The 2 biggest things that I’ve seen, certainly in our program and in talking with others, is: do you have a champion? And are you committed?
When you start an integrated care team—and I’ll just use a tumor site—say you want to start an integrated care team for lung cancer patients, and if you have a physician champion—you really need to have a physician champion for an integrated care team—if you have that champion, it doesn’t have to be the person who has been there the longest or has the longest CV, but it’s a person that really has the passion for that integrated care team. That’s the number 1 thing I think you have to have. That’s a best practice. And that might be someone who has come forward and said, “I want to build this” or “I want to be part of building this; how can we do that?” It might be someone you see that has the personality or the right panache to do that, and you’re showing them the benefits of that for your program, and so together you work to identify that person as the champion.
And then it’s the commitment. It’s the commitment of your entire healthcare team. It’s the commitment of your administration to say, “Yes, this is what we want to be as an integrated healthcare system and delivering care to our patients.” So, it’s having that champion on board and having the commitment of your team, I think, are the 2 most important best practices in building it.
And then it’s jumping in and getting it down. Because it does take some time.
How can integrated care teams prevent a communication breakdown?
Communicate, communicate, communicate. Document, document, document. And whatever the communication looks like, that might mean that you get together and have a morning huddle, if that’s what works best for your system. It might mean that you are providing lunch every day, so everyone gathers informally and talks about what’s going together with your system. The scale of your organization is going to impact how you do that right. If you’re 1 or 2 physicians with 4 or 5 supporting personnel, you can do that differently than if you’re an astronomic organization.

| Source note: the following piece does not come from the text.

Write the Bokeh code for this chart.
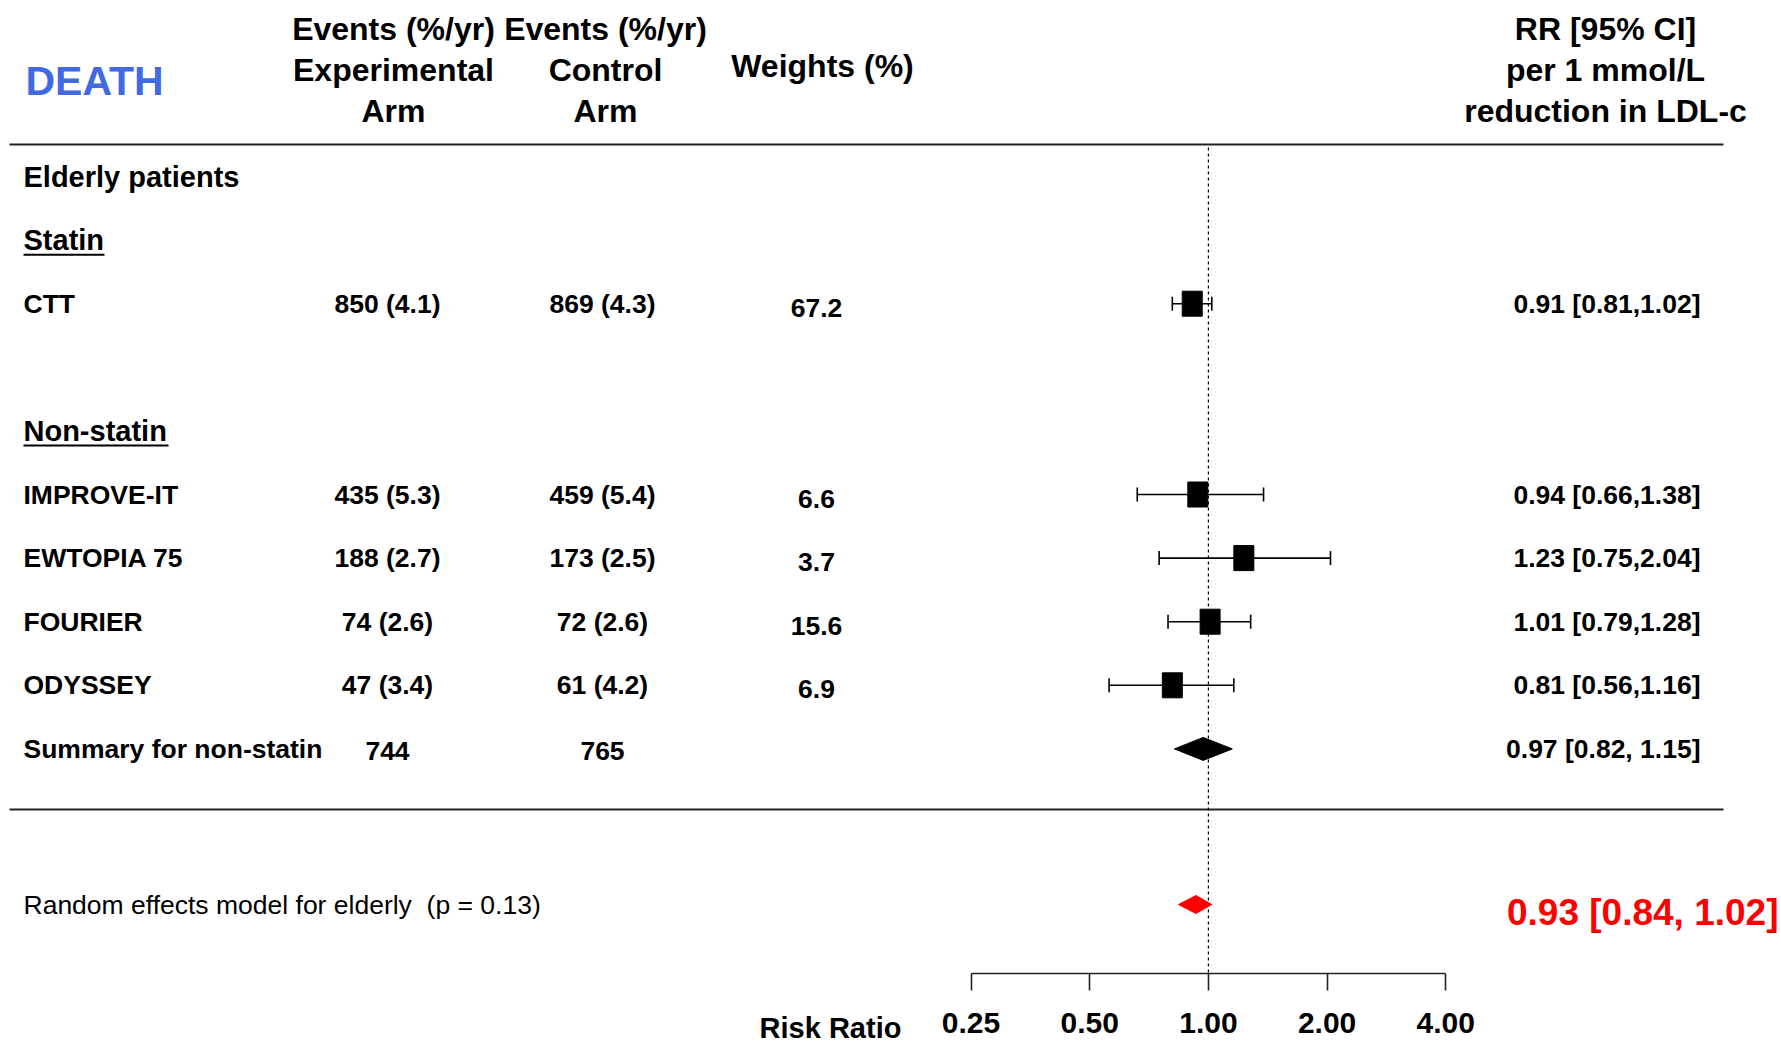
import numpy as np
from bokeh.plotting import figure
from bokeh.models import (Range1d, LogScale, LogAxis, FixedTicker,
                          PrintfTickFormatter, ColumnDataSource)
from bokeh.core.properties import value
from bokeh.embed import file_html
from bokeh.resources import INLINE

# ---------------- data ----------------
studies = ["CTT", "IMPROVE-IT", "EWTOPIA 75", "FOURIER", "ODYSSEY"]
study_rows = [2, 5, 6, 7, 8]
exp_events = ["850 (4.1)", "435 (5.3)", "188 (2.7)", "74 (2.6)", "47 (3.4)"]
ctl_events = ["869 (4.3)", "459 (5.4)", "173 (2.5)", "72 (2.6)", "61 (4.2)"]
weights = [67.2, 6.6, 3.7, 15.6, 6.9]
rr_est = [0.91, 0.94, 1.23, 1.01, 0.81]
rr_lo = [0.81, 0.66, 0.75, 0.79, 0.56]
rr_hi = [1.02, 1.38, 2.04, 1.28, 1.16]

summary_label = "Summary for non-statin"
summary_row = 9
summary_exp = "744"
summary_ctl = "765"
summary_est, summary_lo, summary_hi = 0.97, 0.82, 1.15

random_label = "Random effects model for elderly\u00a0 (p = 0.13)"
random_est, random_lo, random_hi = 0.93, 0.84, 1.02

section_labels = ["Elderly patients", "Statin", "Non-statin"]
section_rows = [0, 1, 4]

axis_ticks = [0.25, 0.5, 1, 2, 4]
axis_title = "Risk Ratio"

# ---------------- layout ----------------
W, H = 1781, 1047
FB = 973            # axis line position in px from top
ROW0, ROWH = 176, 63.6
PX1, PXD = 1207.9, 118.7   # pixel of RR=1 and px per doubling


def ry(px):
    return (px - ROW0) / ROWH


FONT = value("Liberation Sans")

p = figure(width=W, height=H, output_backend="svg", toolbar_location=None,
           x_range=Range1d(0, W), y_range=Range1d(ry(H), ry(0)),
           x_axis_location=None, y_axis_location=None,
           min_border_left=0, min_border_right=0, min_border_top=0,
           min_border_bottom=0)
p.outline_line_color = None
p.background_fill_color = "white"
p.border_fill_color = "white"
p.xgrid.grid_line_color = None
p.ygrid.grid_line_color = None

p.extra_x_ranges = {"rr": Range1d(2 ** (-PX1 / PXD), 2 ** ((W - PX1) / PXD))}
p.extra_x_scales = {"rr": LogScale()}


def txt(x, y, t, size, align="left", bold=True, color="black", dy=0):
    p.text(x=x, y=y, text=t, text_font=FONT,
           text_font_style="bold" if bold else "normal",
           text_font_size=size, text_align=align, text_baseline="middle",
           text_color=color, y_offset=dy)


# header
txt([25], [ry(80)], ["DEATH"], "41px", color="#4169E1")
hdr_y = [ry(28), ry(69), ry(110)]
txt([393] * 3, hdr_y, ["Events (%/yr)", "Experimental", "Arm"], "32px", align="center")
txt([605] * 3, hdr_y, ["Events (%/yr)", "Control", "Arm"], "32px", align="center")
txt([822], [ry(65)], ["Weights (%)"], "32px", align="center")
txt([1605] * 3, hdr_y, ["RR [95% CI]", "per 1 mmol/L", "reduction in LDL-c"], "32px", align="center")

# separator lines
p.segment(x0=[9, 9], x1=[1723, 1723], y0=[ry(144), ry(809)], y1=[ry(144), ry(809)],
          line_color="#222222", line_width=2)

# section labels
txt([23] * 3, section_rows, section_labels, "29px")
# underlines for Statin / Non-statin
ul_w = [81, 145]
p.segment(x0=[23, 23], x1=[23 + ul_w[0], 23 + ul_w[1]],
          y0=[section_rows[1] + 0.23, section_rows[2] + 0.23],
          y1=[section_rows[1] + 0.23, section_rows[2] + 0.23],
          line_color="black", line_width=2)

ROWF = "26.5px"
# study rows
txt([23] * len(studies), study_rows, studies, ROWF)
txt([387] * len(studies), study_rows, exp_events, ROWF, align="center")
txt([602] * len(studies), study_rows, ctl_events, ROWF, align="center")
txt([816] * len(studies), study_rows, ["%.1f" % w for w in weights], ROWF, align="center", dy=4)
rr_strings = ["%.2f [%.2f,%.2f]" % (e, l, h) for e, l, h in zip(rr_est, rr_lo, rr_hi)]
txt([1700] * len(studies), study_rows, rr_strings, ROWF, align="right")

# summary row
txt([23], [summary_row], [summary_label], ROWF)
txt([387], [summary_row], [summary_exp], ROWF, align="center", dy=2)
txt([602], [summary_row], [summary_ctl], ROWF, align="center", dy=2)
txt([1700], [summary_row], ["%.2f [%.2f, %.2f]" % (summary_est, summary_lo, summary_hi)],
    ROWF, align="right")

# random effects row
rand_row = ry(904)
txt([23], [rand_row], [random_label], ROWF, bold=False)
txt([1778], [ry(912)], ["%.2f [%.2f, %.2f]" % (random_est, random_lo, random_hi)],
    "37px", align="right", color="#FF0000")

# reference (dotted) line at RR = 1
p.segment(x0=[1], x1=[1], y0=[ry(147)], y1=[ry(FB)], x_range_name="rr",
          line_color="black", line_width=1.2, line_dash="3 3")

# CI whiskers and caps
src = ColumnDataSource(dict(y=study_rows, est=rr_est, lo=rr_lo, hi=rr_hi))
p.segment(x0="lo", x1="hi", y0="y", y1="y", source=src, x_range_name="rr",
          line_color="black", line_width=1.6)
cap = 7 / ROWH
ys = np.array(study_rows, dtype=float)
p.segment(x0=rr_lo + rr_hi, x1=rr_lo + rr_hi,
          y0=list(ys - cap) * 2, y1=list(ys + cap) * 2,
          x_range_name="rr", line_color="black", line_width=1.6)
p.rect(x="est", y="y", width=20, height=25, width_units="screen", height_units="screen",
       source=src, x_range_name="rr", fill_color="black", line_color="black")

# summary diamond
dh = 11.5 / ROWH
p.patch(x=[summary_lo, summary_est, summary_hi, summary_est],
        y=[summary_row, summary_row - dh, summary_row, summary_row + dh],
        x_range_name="rr", fill_color="black", line_color="black")

# random-effects diamond (red)
rh = 9 / ROWH
p.patch(x=[random_lo, random_est, random_hi, random_est],
        y=[rand_row, rand_row - rh, rand_row, rand_row + rh],
        x_range_name="rr", fill_color="#FF0000", line_color="#FF0000")

# log axis drawn at a fixed location inside the canvas
ax = LogAxis(x_range_name="rr",
             ticker=FixedTicker(ticks=axis_ticks, minor_ticks=[]),
             formatter=PrintfTickFormatter(format="%.2f"),
             bounds=(axis_ticks[0], axis_ticks[-1]),
             fixed_location=ry(FB),
             major_tick_in=0, major_tick_out=17, minor_tick_in=0, minor_tick_out=0,
             axis_line_width=1.6, major_tick_line_width=1.6,
             axis_line_color="#222222", major_tick_line_color="#222222",
             major_label_text_font="Liberation Sans",
             major_label_text_font_style="bold",
             major_label_text_font_size="30px",
             major_label_text_color="black",
             major_label_standoff=22)
p.add_layout(ax, "below")

txt([830], [ry(1027)], [axis_title], "29px", align="center")

open("out.html", "w").write(file_html(p, INLINE))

The thing that’s going to be really important for communication is making sure that you’re documenting the recommendations that the integrated team puts together in the EMR [electronic medical record] so that whether you’re the provider that’s taking care of the patient specifically or if the primary care provider who is seeing them on an outpatient basis for their runny nose or their sore back that you also know what the plan of care is for the patient. What was discussed by the care team that’s taking care of their cancer?
So, document, document, document. Communicate, communicate, communicate. And make sure you put it in the record so everyone knows what the plan of care is for the integrated cancer care team.